SDK pin: the smoke launcher uses the sagemaker SDK v2 Estimator API. SDK v3 is an API rewrite that dropped sagemaker.estimator.Estimator and sagemaker.pytorch — install pip install 'sagemaker>=2.200,<3'.

Run it (no local Docker build)

pip install 'sagemaker>=2.200,<3'
export AWS_REGION=us-west-2
python examples/gsm8k_grpo/run_sagemaker_launch.py --max-steps 20

This uses the stock PyTorch DLC directly as the training image and ships the framework + entry script via source_dir; examples/gsm8k_grpo/requirements.txt (trl + the RL stack) installs at job start. No 15 GB local image build, no ECR push. The script trains Qwen/Qwen2.5-0.5B-Instruct with GRPO + the GSM8K #### NUMBER RLVR reward, using model.generate rollout (vLLM off by default — see the torch-pin note above).

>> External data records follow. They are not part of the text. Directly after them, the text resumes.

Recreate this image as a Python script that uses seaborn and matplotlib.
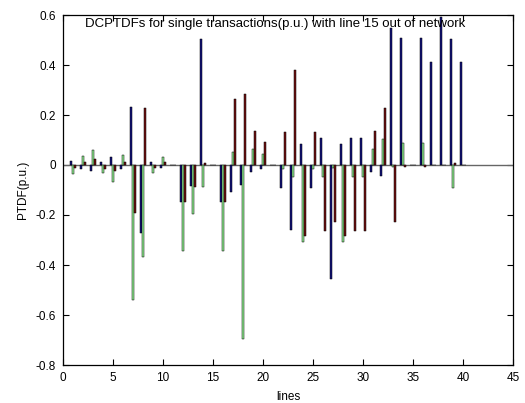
import numpy as np
import pandas as pd
import matplotlib
matplotlib.use("Agg")
import matplotlib.pyplot as plt
import seaborn as sns

lines = list(range(1, 41))
blue = [0.017, -0.017, -0.025, 0.013, 0.032, -0.017, 0.232, -0.271, 0.013, -0.013,
        0.0, -0.150, -0.083, 0.503, 0.0, -0.150, -0.107, -0.080, -0.027, -0.018,
        0.0, -0.091, -0.260, 0.083, -0.091, 0.109, -0.457, 0.083, 0.109, 0.109,
        -0.027, -0.044, 0.547, 0.507, 0.0, 0.507, 0.411, 0.593, 0.503, 0.411]
green = [-0.037, 0.037, 0.059, -0.031, -0.067, 0.039, -0.540, -0.369, -0.031, 0.032,
         0.0, -0.344, -0.197, -0.090, 0.0, -0.344, 0.051, -0.697, 0.064, 0.044,
         0.0, -0.018, -0.049, -0.309, -0.017, -0.049, -0.013, -0.309, -0.049, -0.049,
         0.064, 0.103, -0.010, 0.087, 0.0, 0.087, 0.0, 0.0, -0.091, 0.0]
red = [-0.013, 0.013, 0.024, -0.015, -0.025, 0.013, -0.193, 0.227, -0.013, 0.013,
       0.0, -0.150, -0.087, 0.009, 0.0, -0.150, 0.263, 0.285, 0.137, 0.091,
       0.0, 0.133, 0.380, -0.284, 0.132, -0.263, -0.229, -0.284, -0.263, -0.263,
       0.137, 0.227, -0.229, -0.010, 0.0, -0.010, 0.0, 0.0, 0.009, 0.0]
series_names = ["s1", "s2", "s3"]
colors = ["#00008F", "#80FF80", "#800000"]

xticks = [0, 5, 10, 15, 20, 25, 30, 35, 40, 45]
yticks = [-0.8, -0.6, -0.4, -0.2, 0, 0.2, 0.4, 0.6]
ytick_labels = ["-0.8", "-0.6", "-0.4", "-0.2", "0", "0.2", "0.4", "0.6"]
title = "DCPTDFs for single transactions(p.u.) with line 15 out of network"

df = pd.DataFrame({
    "line": lines * 3,
    "series": [series_names[0]] * 40 + [series_names[1]] * 40 + [series_names[2]] * 40,
    "value": blue + green + red,
})

sns.set_style("ticks")
plt.rcParams["font.family"] = ["Liberation Sans", "DejaVu Sans"]
plt.rcParams["text.color"] = "black"
plt.rcParams["axes.labelcolor"] = "black"
plt.rcParams["xtick.color"] = "black"
plt.rcParams["ytick.color"] = "black"

fig = plt.figure(figsize=(5.25, 4.03), dpi=100)
ax = fig.add_axes([63 / 525, 1 - 365 / 403, 450 / 525, 350 / 403])

sns.barplot(data=df, x="line", y="value", hue="series", palette=colors,
            native_scale=True, width=0.667, gap=0.15, errorbar=None,
            edgecolor="black", linewidth=0.35, legend=False, ax=ax, zorder=3)

ax.axhline(0, color="0.4", lw=1.0, zorder=2)
ax.set_xlim(0, 45)
ax.set_ylim(-0.8, 0.6)
ax.set_xticks(xticks)
ax.set_xticklabels([str(t) for t in xticks], fontsize=8.5)
ax.set_yticks(yticks)
ax.set_yticklabels(ytick_labels, fontsize=8.5)
ax.tick_params(direction="in", length=4, width=0.8, top=True, right=True, pad=5)
for s in ax.spines.values():
    s.set_visible(True)
    s.set_linewidth(0.9)
    s.set_color("black")

ax.set_xlabel("lines", fontsize=8.5, labelpad=5)
ax.set_ylabel("PTDF(p.u.)", fontsize=8.5, labelpad=5)
ax.text(0.471, 0.99, title, transform=ax.transAxes, ha="center", va="top",
        fontsize=9.5, zorder=5)

fig.savefig("out.png", dpi=100)
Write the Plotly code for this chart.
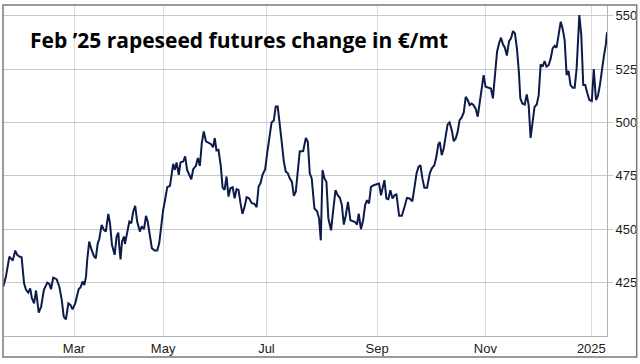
import plotly.graph_objects as go

# trading-session index (x) and price in EUR/mt (y)
session = [0.1,1.2,2.6,4.0,5.0,5.8,6.7,7.6,8.6,9.4,10.3,11.1,11.8,12.7,13.5,14.6,15.6,16.7,18.1,18.9,
           19.6,20.5,21.9,23.0,24.0,24.8,25.7,26.7,27.6,28.4,29.5,30.9,31.7,32.5,33.2,33.9,34.4,35.2,36.2,37.1,
           37.9,38.7,39.3,40.3,41.2,42.0,43.0,43.7,44.5,45.6,46.4,47.1,47.5,48.0,48.6,49.4,49.8,50.7,51.6,52.4,
           53.2,54.0,54.8,55.9,56.7,57.6,58.4,59.1,60.0,60.8,61.9,63.0,63.8,64.6,65.4,66.2,67.1,68.2,69.0,69.5,
           70.2,70.9,71.8,72.5,73.6,74.4,75.2,76.0,76.9,77.7,78.8,79.6,80.4,81.2,82.0,82.9,84.0,85.0,85.8,86.5,
           87.2,88.0,88.9,89.7,90.5,91.3,92.1,92.9,93.8,94.6,95.4,96.2,97.0,97.8,98.7,99.5,100.5,101.6,102.7,103.6,
           104.4,105.2,106.0,107.1,107.9,108.7,109.7,110.6,111.4,112.2,113.1,113.9,114.7,115.5,116.3,117.1,118.0,118.8,119.6,120.4,
           121.2,122.6,123.7,124.5,125.3,126.1,127.2,128.3,129.1,129.8,130.5,131.3,132.1,132.9,134.0,134.8,135.8,136.7,137.6,138.4,
           139.2,140.0,140.9,141.9,143.0,143.8,144.6,145.3,146.2,147.1,147.9,148.7,149.5,150.3,151.4,152.5,153.6,154.4,155.2,155.8,
           156.6,157.4,158.2,159.1,159.9,160.7,161.8,162.9,164.0,165.0,166.1,167.2,168.0,168.9,169.7,170.5,171.3,172.1,173.2,174.3,
           175.1,176.2,177.0,177.8,178.4,179.2,180.0,180.8,181.6,182.4,183.3,184.1,184.9,185.7,186.5,187.3,188.2,189.0,189.8,190.6,
           191.4,192.2,193.1,193.9,194.7,195.5,196.3,197.1,198.2,199.3,200.1,200.9,201.8,202.6,203.4,204.2,205.0,205.8,206.7,207.5,
           208.3,209.1,209.9,210.7,211.3,212.1,213.1,213.9,214.7,215.5,216.3,217.1,218.0,218.8,219.6,220.4,221.2,222.0,222.9,223.7,
           224.5,225.3,226.1,226.9,227.8,228.6,229.4,230.2,231.0,231.8,232.7,233.5,234.3,235.4,236.2,237.0,237.8,238.7,239.5,240.5,
           241.3,242.2,243.0,243.8,244.6,245.4,246.2,246.7]

price = [423.1,427.8,437.2,435.3,440.0,438.0,437.2,436.9,424.7,421.6,420.3,422.3,417.7,415.3,421.3,410.9,413.8,421.6,425.0,424.4,
         421.9,427.3,426.6,423.1,416.9,409.1,407.8,415.3,414.5,412.5,415.3,421.9,422.8,425.5,423.9,427.8,435.6,444.2,440.3,437.5,
         436.4,443.4,445.3,452.0,449.7,448.9,457.2,452.8,442.7,438.0,446.6,448.4,441.9,435.9,444.2,446.6,443.1,448.9,453.6,452.8,
         458.3,460.9,453.6,448.9,451.3,450.0,456.3,453.6,446.6,441.1,440.0,440.0,443.4,452.8,458.8,463.8,469.7,470.3,478.1,480.6,
         477.8,481.3,475.5,481.3,481.7,484.1,477.8,475.9,473.4,478.1,479.7,483.3,479.7,490.3,495.8,491.1,490.3,489.8,488.4,492.7,
         486.9,487.2,480.2,469.5,468.4,474.7,465.3,469.2,469.7,464.5,468.8,468.4,462.2,457.2,460.6,465.0,464.5,462.2,461.9,460.3,
         470.0,471.6,475.5,478.1,485.6,491.9,500.0,500.9,507.5,507.5,499.7,490.3,481.7,477.0,476.3,473.9,472.3,465.6,467.7,476.3,
         486.4,486.6,492.8,490.9,476.1,473.8,459.7,458.4,455.0,444.8,477.7,473.8,472.2,455.0,449.5,458.1,468.3,465.9,464.7,461.3,
         452.2,456.3,462.8,454.2,453.8,453.4,452.2,457.3,450.0,454.2,461.3,463.6,462.1,469.8,470.6,470.9,471.4,465.9,469.8,473.0,
         464.4,464.1,468.3,464.4,465.9,466.3,456.3,456.3,460.5,464.7,464.4,463.1,469.1,476.1,479.2,480.0,473.8,469.4,469.4,476.1,
         478.4,480.0,483.9,489.7,490.9,484.7,487.8,494.8,499.1,500.0,496.4,491.2,492.5,495.6,501.1,502.2,504.7,512.0,510.5,508.1,
         508.9,508.1,506.3,502.7,509.7,515.2,522.2,516.7,516.3,515.9,511.3,522.2,533.1,537.0,539.7,536.6,535.0,531.3,538.1,539.4,
         542.8,541.7,534.7,523.8,511.3,508.9,508.4,513.1,508.1,492.8,500.3,507.3,508.4,512.8,527.2,526.1,528.8,526.1,526.9,530.0,
         534.7,535.9,535.0,541.7,547.2,543.8,538.6,522.2,524.1,517.5,516.3,516.3,525.3,550.3,540.9,517.5,517.5,513.6,510.5,510.0,
         525.0,510.5,512.5,517.5,525.3,530.8,536.3,542.2]

tick_sessions = [29, 65.4, 107.6, 152.8, 197, 240.3]
tick_labels = ["Mar", "May", "Jul", "Sep", "Nov", "2025"]
y_ticks = [425, 450, 475, 500, 525, 550]

title_text = "Feb \u201925 rapeseed futures change in \u20ac/mt"

fig = go.Figure()
fig.add_trace(go.Scatter(
    x=session, y=price, mode="lines",
    line=dict(color="#0d1b4b", width=2),
    hoverinfo="skip", showlegend=False,
))

fig.update_layout(
    width=640, height=364,
    margin=dict(l=3, r=33, t=5, b=28),
    paper_bgcolor="white", plot_bgcolor="white",
    font=dict(family="Liberation Sans, Arial, sans-serif", size=13, color="#222222"),
    xaxis=dict(
        range=[0, 246.7], tickvals=tick_sessions, ticktext=tick_labels,
        showgrid=True, gridcolor="#dadada", gridwidth=1,
        showline=True, linecolor="#b4b4b4", linewidth=1,
        ticks="", zeroline=False, fixedrange=True,
        tickfont=dict(size=13, color="#1a1a1a"),
    ),
    yaxis=dict(
        range=[400, 555], tickvals=y_ticks, side="right",
        showgrid=True, gridcolor="#c8c8c8", gridwidth=1,
        showline=True, linecolor="#b4b4b4", linewidth=1,
        ticks="outside", ticklen=5, tickcolor="#c8c8c8",
        zeroline=False, fixedrange=True,
        tickfont=dict(size=13, color="#1a1a1a"),
    ),
    annotations=[dict(
        text="<b>" + title_text + "</b>", xref="paper", yref="paper",
        x=(28 - 3) / 604.3, y=(336 - 40) / 331, xanchor="left", yanchor="middle",
        showarrow=False, font=dict(family="Open Sans, Lato, sans-serif", size=21, color="#000000"),
    )],
    shapes=[dict(
        type="rect", xref="paper", yref="paper",
        x0=0, x1=(637 - 3) / 604.3, y0=(336 - 357) / 331, y1=1,
        line=dict(color="#7a7a7a", width=1.5), layer="above",
    )],
)

fig.write_html(
    "out.html",
    config={"displayModeBar": False, "staticPlot": True},
    post_script="document.body.style.margin='0';document.body.style.overflow='hidden';",
)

Flags: --no-wait (submit + poll later), --spot (managed spot, quota=1 too), --vllm (enable colocated vLLM — only with a baked --image carrying a torch-2.7 vllm), --image <ecr-uri> (use a prebuilt baked image instead of the DLC).

Cost: ml.g5.2xlarge ≈ $1.52/hr on-demand; a 20-step 0.5B smoke is ~15–25 min ⇒ well under $1. Spot ≈ $0.45–0.60/hr ⇒ pennies.

The repeatable path (baked image)

For runs where the ~5–10 min per-job pip-install is unwanted (and for the DiLoCo N-replica SageMakerExecutor, which passes ContainerEntrypoint and needs the framework baked in), build the image once:

scripts/build_and_push_ecr.sh            # creates ECR repo, builds, pushes composer-rl:smoke
python examples/gsm8k_grpo/run_sagemaker_launch.py \
  --image 386931836011.dkr.ecr.us-west-2.amazonaws.com/composer-rl:smoke

On an Apple-Silicon host the build cross-compiles (--platform linux/amd64) the ~15 GB GPU DLC under emulation — slow; prefer a linux/amd64 host or CodeBuild.

Gotchas (load-bearing)

EnableNetworkIsolation stays False (the default) so the container can reach huggingface.co (model + GSM8K download) and S3.
vllm_gpu_memory_utilization=0.3 is the load-bearing knob on a 24 GB A10G: too high → OOM when the policy + grads also need the GPU; too low → tiny KV cache. Use --no-vllm if a vLLM wheel/CUDA mismatch surfaces.
Warm pools are off — g5 training warm pool usage quota is 0 in this account, so each job pays ~3–6 min cold-start. Request a warm-pool quota bump for iterative dev, or move the long inner loop to HyperPod (persistent).
"Waiting for capacity" in SecondaryStatus is transient g5 capacity contention in the region, not an error — the job proceeds when capacity frees.

Next: DiLoCo N-replica (the `SageMakerExecutor` path)

examples/diloco_sagemaker/run.py (driver, F3 §4.3) drives N independent single-instance Training Jobs sharing one s3://.../rendezvous/ prefix via ObjectStoreAllReduce — no cross-job NCCL. N=1 runs today; N=2–4 needs a ml.g5.2xlarge for training job usage quota increase. The DiLoCo math, loss, trainer, and ObjectStoreAllReduce are unchanged from the smoke — the S3 rendezvous is the entire portability contract (validated file:// and live s3://; see test_serverless_local.py::test_s3_rendezvous_allreduce_across_replicas).